One way to look at it is that you go from {active, once} to {active, false}
and stay with {active, false} until you get a timeout. Then switch to 
{active, once} to avoid being locked up in a blocking recv(), which can
be bad for e.g. code updates and reconfigurations. If that particular 
problem doesn't bother you, it may be better to stay in {active, false}
and do a blocking read. Chances are, you _will_ regret this. ;-)

The only switching that goes on is between the port owner and the 
port. Granted, there is a performance penalty in using {active, false}
and {active, true} (much of the 25% difference reported before). OTOH, 
{active, true} can only be used if you are absolutely sure you will not 
kill the system. It completely lacks flow control and effectively disables 
the back-pressure mechanisms in TCP.

Packet loss in UDP _is_ the way for the server to stay alive if it cannot
keep up with the rate of incoming requests. If you can over-provision
your server side so that it cannot be killed by clients (which usually 
cannot be guaranteed), foregoing flow control will surely give the best 
throughput.

In my experience, using UDP in situations where high availability is
required, and overload possible, is a PITA. It's extremely difficult to
achieve a proper overload behavior, if you also want the clients to have 
a predictable experience.

If you want _really_ undocumented, here is one way to get better 
throughput than ({active,false} and gen_tcp:recv/3), but still keep the packets
in the TCP buffer for as long as possible.

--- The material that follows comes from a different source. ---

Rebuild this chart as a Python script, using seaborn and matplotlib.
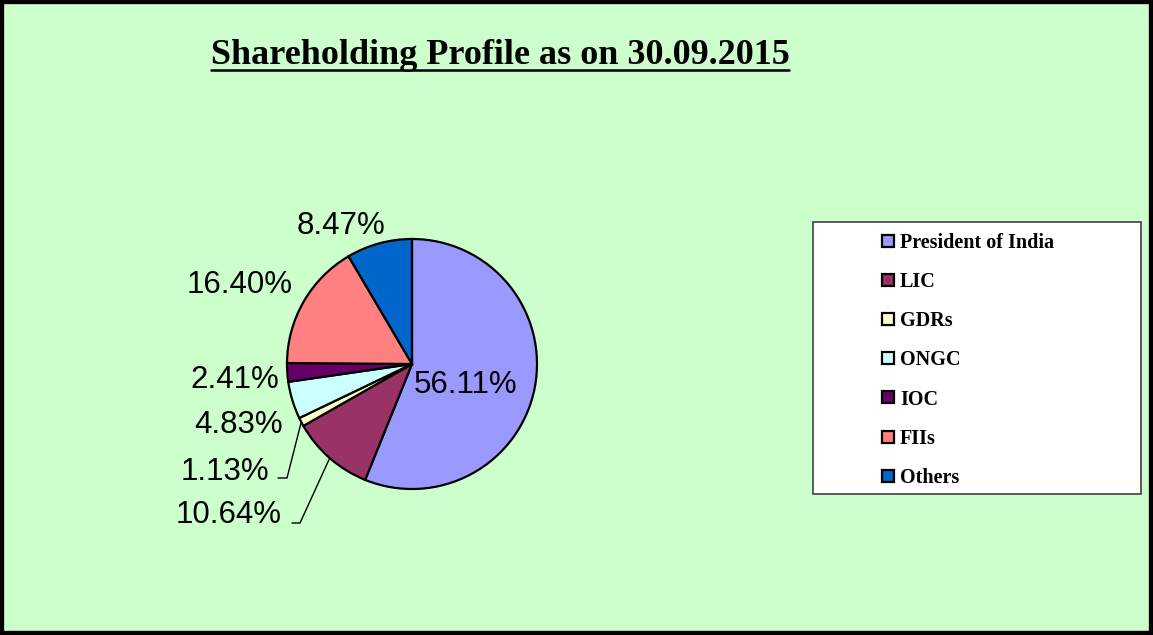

(Not showing the other shell, where I'm just connecting and sending the 
messages "one", "two", …, "five").

Eshell V5.9  (abort with ^G)
1> {ok,L} = gen_tcp:listen(8888,[{packet,2}]).
{ok,#Port<0.760>}
2> {ok,S} = gen_tcp:accept(L).
{ok,#Port<0.771>}
3> inet:setopts(S,[{active,false}]).
ok

% Can't use the Length indicator to tell the socket we want as much as possible:
4> gen_tcp:recv(S,1000,1000).
{error,einval}

% With Length = 0, we get exactly one message. This is what you normally do.
5> gen_tcp:recv(S,0,1000).   
{ok,"one"}
6> gen_tcp:recv(S,0,1000).
{ok,"two"}

% This is going directly at the low-level function used by both gen_tcp and gen_udp:
7> [prim_inet:async_recv(S,0,0) || _ <- [1,2,3,4]].
[{ok,3},{ok,4},{ok,5},{ok,6}]
8> flush().
Shell got {inet_async,#Port<0.771>,3,{ok,"three"}}
Shell got {inet_async,#Port<0.771>,4,{ok,"four"}}
Shell got {inet_async,#Port<0.771>,5,{ok,"five"}}
Shell got {inet_async,#Port<0.771>,6,{error,timeout}}

Note to self: the JOBS load regulation system internally figures out a quota of 
jobs for each dispatch. For counter-based regulation, it only supports a fixed
job size per-queue, but it wouldn't be hard to allow a configuration that makes 
the job quota (the 'increment' in the JOBS config) to be dynamic up to a certain
limit. The list of counters and their increment size is already passed on when
the request is granted, and can be inspected by the client. This could be used 
in combination with the above to determine how many messages to receive.

Jesper, if you want to steal back the MVP status, there's one way to get ahead. ;-)

The main trick would be to figure out how to fairly divide the quota among 
several queued requests - and, as always, how this should be expressed in the 
config.

BR,
Ulf W

Ulf Wiger, Co-founder & Developer Advocate, Feuerlabs Inc.
http://feuerlabs.com